Romance is often a physical act, a lingering thought, a sweet ritual. Every romantic smile, touch, hug or kiss allows Love to become more physical and intimate. The rituals of giving gifts, flowers, and cards are romantic ways that connect a person with the lover or the beloved. These things about romance have only one quality: they don’t last. There is nothing eternal about them. They subject to change that often we resist. Most of us hate change because we cannot adjust our attitudes to it. When romance stops, it triggers emotional pains, which makes the whole idea of romance repulsive for many who once had painful memories.
The energy of Love that cultivates eternal qualities of oneness, harmony, peace and joy is celebrated through the fleeting symbols of romance.
The materials charged with romance may be wasted, but the energy they carried remains. This is again an irony, the impermanent carries the permanent.
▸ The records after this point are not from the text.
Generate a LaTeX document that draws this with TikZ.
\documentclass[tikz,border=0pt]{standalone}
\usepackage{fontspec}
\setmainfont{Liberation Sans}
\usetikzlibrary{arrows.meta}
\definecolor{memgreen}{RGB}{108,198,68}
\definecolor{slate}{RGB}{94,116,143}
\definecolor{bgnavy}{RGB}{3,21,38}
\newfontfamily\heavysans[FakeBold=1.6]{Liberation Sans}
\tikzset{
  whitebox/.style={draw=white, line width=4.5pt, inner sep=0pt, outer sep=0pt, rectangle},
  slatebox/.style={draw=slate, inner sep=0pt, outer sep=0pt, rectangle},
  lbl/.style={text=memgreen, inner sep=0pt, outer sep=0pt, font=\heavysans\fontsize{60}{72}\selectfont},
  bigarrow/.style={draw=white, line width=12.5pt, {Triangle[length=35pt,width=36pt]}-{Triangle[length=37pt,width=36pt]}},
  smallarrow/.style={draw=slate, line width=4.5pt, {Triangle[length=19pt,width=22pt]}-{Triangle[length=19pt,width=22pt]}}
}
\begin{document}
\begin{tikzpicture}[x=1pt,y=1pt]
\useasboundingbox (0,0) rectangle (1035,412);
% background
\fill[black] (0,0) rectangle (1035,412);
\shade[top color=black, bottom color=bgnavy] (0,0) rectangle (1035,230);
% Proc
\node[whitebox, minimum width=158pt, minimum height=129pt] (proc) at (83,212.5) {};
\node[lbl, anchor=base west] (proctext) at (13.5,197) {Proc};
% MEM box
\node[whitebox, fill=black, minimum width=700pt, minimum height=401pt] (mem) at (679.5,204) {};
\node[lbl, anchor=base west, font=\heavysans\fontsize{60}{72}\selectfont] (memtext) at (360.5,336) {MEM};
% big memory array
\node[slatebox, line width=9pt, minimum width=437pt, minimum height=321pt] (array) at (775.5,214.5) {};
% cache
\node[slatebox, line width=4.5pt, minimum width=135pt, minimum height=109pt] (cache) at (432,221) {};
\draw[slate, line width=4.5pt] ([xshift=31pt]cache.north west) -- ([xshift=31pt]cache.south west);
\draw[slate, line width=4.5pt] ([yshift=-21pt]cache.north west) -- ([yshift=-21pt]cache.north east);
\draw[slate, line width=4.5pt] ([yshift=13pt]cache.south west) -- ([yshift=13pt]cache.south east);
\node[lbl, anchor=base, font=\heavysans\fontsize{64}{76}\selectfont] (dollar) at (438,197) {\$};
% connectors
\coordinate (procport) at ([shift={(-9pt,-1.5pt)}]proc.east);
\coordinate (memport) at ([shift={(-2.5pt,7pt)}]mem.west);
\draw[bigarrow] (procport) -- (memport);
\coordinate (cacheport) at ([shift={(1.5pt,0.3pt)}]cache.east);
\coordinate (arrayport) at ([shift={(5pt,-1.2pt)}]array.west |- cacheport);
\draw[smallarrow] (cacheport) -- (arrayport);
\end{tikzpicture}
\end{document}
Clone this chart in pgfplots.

It is when a romantic object or ritual merges with intention of Love that the equation completes: Romantic Love. The energy of Love that cultivates eternal qualities of oneness, harmony, peace and joy is celebrated through the fleeting symbols of romance. The lifetime vows and promises of many romantic couples are declarations of this union. “And the two will become one flesh. So they are no longer two but one flesh.” (Mark 10:8 NIV) romance and Love are two realities that have come together in the consciousness of lovers, and thus become one reality. This is fulfilled not through external agreements, but through inner wisdom.
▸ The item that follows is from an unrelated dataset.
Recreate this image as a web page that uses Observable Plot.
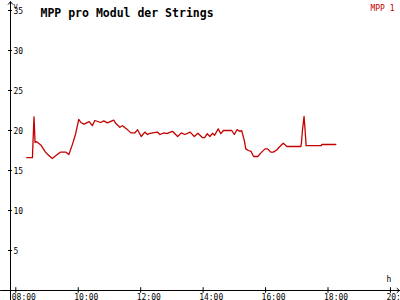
<!DOCTYPE html>
<html>
<head>
<meta charset="utf-8">
<script src="https://cdn.jsdelivr.net/npm/d3@7"></script>
<script src="https://cdn.jsdelivr.net/npm/@observablehq/plot@0.6"></script>
<style>
  html, body { margin: 0; padding: 0; background: #fff; }
  svg { display: block; }
</style>
</head>
<body>
<div id="chart"></div>
<script>
const title = "MPP pro Modul der Strings";
const seriesName = "MPP 1";
const yUnit = "V";
const xUnit = "h";

const times = ["08:21","08:32","08:33","08:35","08:37","08:40","08:48","08:57","09:03","09:10","09:16","09:26","09:36","09:42","09:49","09:55",
  "10:01","10:05","10:11","10:21","10:27","10:32","10:43","10:49","10:56","11:08","11:12","11:20","11:25","11:33","11:41","11:49","11:54",
  "12:01","12:08","12:13","12:16","12:23","12:32","12:37","12:45","12:50","13:01","13:11","13:18","13:25","13:35","13:43","13:50","13:59",
  "14:03","14:08","14:13","14:18","14:22","14:29","14:34","14:39","14:55","15:00","15:05","15:11","15:14","15:19","15:22","15:27","15:32",
  "15:37","15:45","15:51","15:59","16:04","16:10","16:15","16:22","16:26","16:34","16:41","17:08","17:09","17:11","17:13","17:14","17:16",
  "17:18","17:47","17:48","18:15"];
const values = [16.6,16.6,18.5,21.7,18.5,18.6,18.2,17.3,16.9,16.5,16.8,17.3,17.3,17.0,18.3,19.6,
  21.4,21.0,20.8,21.1,20.6,21.25,21.0,21.2,20.95,21.3,20.9,20.4,20.6,20.2,19.7,19.7,20.1,
  19.25,19.8,19.5,19.6,19.7,19.8,19.5,19.7,19.6,19.9,19.25,19.7,19.5,19.8,19.25,19.65,19.1,
  19.1,19.6,19.25,19.65,19.4,20.2,19.6,20.0,20.0,19.5,20.1,19.9,20.0,18.8,17.7,17.5,17.4,
  16.75,16.75,17.2,17.7,17.7,17.3,17.3,17.6,17.9,18.4,18.0,18.0,18.5,20.1,21.2,21.75,20.0,
  18.1,18.1,18.25,18.25];

const xTickHours = [8, 10, 12, 14, 16, 18, 20];
const yTickValues = [5, 10, 15, 20, 25, 30, 35];

const toHours = s => { const [h, m] = s.split(":").map(Number); return h + m / 60; };
const data = times.map((t, i) => ({hour: toHours(t), value: values[i]}));
const fmtHour = h => String(h).padStart(2, "0") + ":00";

const xMin = 7.83, xMax = 20.29, xLeftEdge = 7.51;
const yBottom = -1.25, yTop = 36.1;
const font = "'DejaVu Sans Mono', 'Liberation Mono', monospace";
const red = "#c40000";

const chart = Plot.plot({
  width: 400,
  height: 300,
  marginLeft: 10,
  marginRight: 1,
  marginTop: 10,
  marginBottom: 10,
  style: {background: "#fff", fontFamily: font},
  x: {type: "linear", domain: [xMin, xMax], axis: null},
  y: {type: "linear", domain: [0, 35], axis: null},
  marks: [
    // axes
    Plot.arrow([0], {x1: xLeftEdge, y1: 0, x2: xMax, y2: 0, stroke: "black", strokeWidth: 1, headLength: 5, headAngle: 80}),
    Plot.arrow([0], {x1: xMin, y1: yBottom, x2: xMin, y2: yTop, stroke: "black", strokeWidth: 1, headLength: 5, headAngle: 80}),
    Plot.ruleX(xTickHours, {x: d => d, y1: -0.35, y2: 0.35, stroke: "black"}),
    Plot.ruleY(yTickValues, {y: d => d, x1: xMin - 0.064, x2: xMin + 0.064, stroke: "black"}),
    Plot.text(xTickHours, {x: d => d, y: 0, text: fmtHour, textAnchor: "start", dx: -4, dy: 6.5, fontSize: 8, fill: "black"}),
    Plot.text(yTickValues, {x: xMin, y: d => d, text: d => String(d), textAnchor: "start", dx: 3, dy: 0.5, fontSize: 8, fill: "black"}),
    Plot.text([yUnit], {frameAnchor: "top-left", text: d => d, textAnchor: "start", dx: 3, dy: -6.5, fontSize: 7, fill: "black"}),
    Plot.text([xUnit], {frameAnchor: "bottom-right", text: d => d, textAnchor: "start", dx: -13, dy: -8.5, fontSize: 8, fill: "black"}),
    // data line
    Plot.line(data, {x: "hour", y: "value", stroke: red, strokeWidth: 1.3}),
    // title & legend
    Plot.text([title], {frameAnchor: "top-left", text: d => d, textAnchor: "start", dx: 30, dy: -1.5, fontSize: 11.5, fontWeight: "bold", fill: "black"}),
    Plot.text([seriesName], {frameAnchor: "top-right", text: d => d, textAnchor: "end", dx: -5, dy: -5.5, fontSize: 8, fill: red})
  ]
});
document.getElementById("chart").appendChild(chart);
</script>
</body>
</html>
So the danger seems so apparent here. The insight of Romantic Love has been abused since the rule of our modern and postmodern worldviews. Our depiction of Romantic Love in media has been fixed into a sought-after commodity, an idealized concept that only by finding a perfect partner and relationship can we be saved from the disgrace of loneliness. To succeed, we have used and abused Romantic Love, in conscious, well-meaning, and often neglectful ways as an efficient tool to crave for Love. We have utilized all the rituals and artifacts of romance and created an illusive dimension that only romance is the only way to Love.

Romance is always material and physical. Love is always immaterial and nonphysical. The marriage of these two experiences occurs not by seeking any materiality or subtlety but allowing the ambiguity of the identities of the two to take place. The material is only empowered by the immaterial; without it, material is meaningless. The nonphysical remains unnoticed and unrecognized, unless the physical gives it all the forms. This is Romantic Love in action. Romance and Love, therefore, have attained a sacred union as they show fully in conscious relationships. A new equation is born, and these two human experiences are not anymore muddled up like in our banal myths.
To sustain a relationship, any romantic ritual is not enough. Relationships are nurtured by Loving through listening, understanding, allowing, and letting go. These are far more romantic than our clichéd definitions of romance. True relationship is always possible if one must build a deeper attention to the essence of Love and use it to empower the expressions of the ways of romance.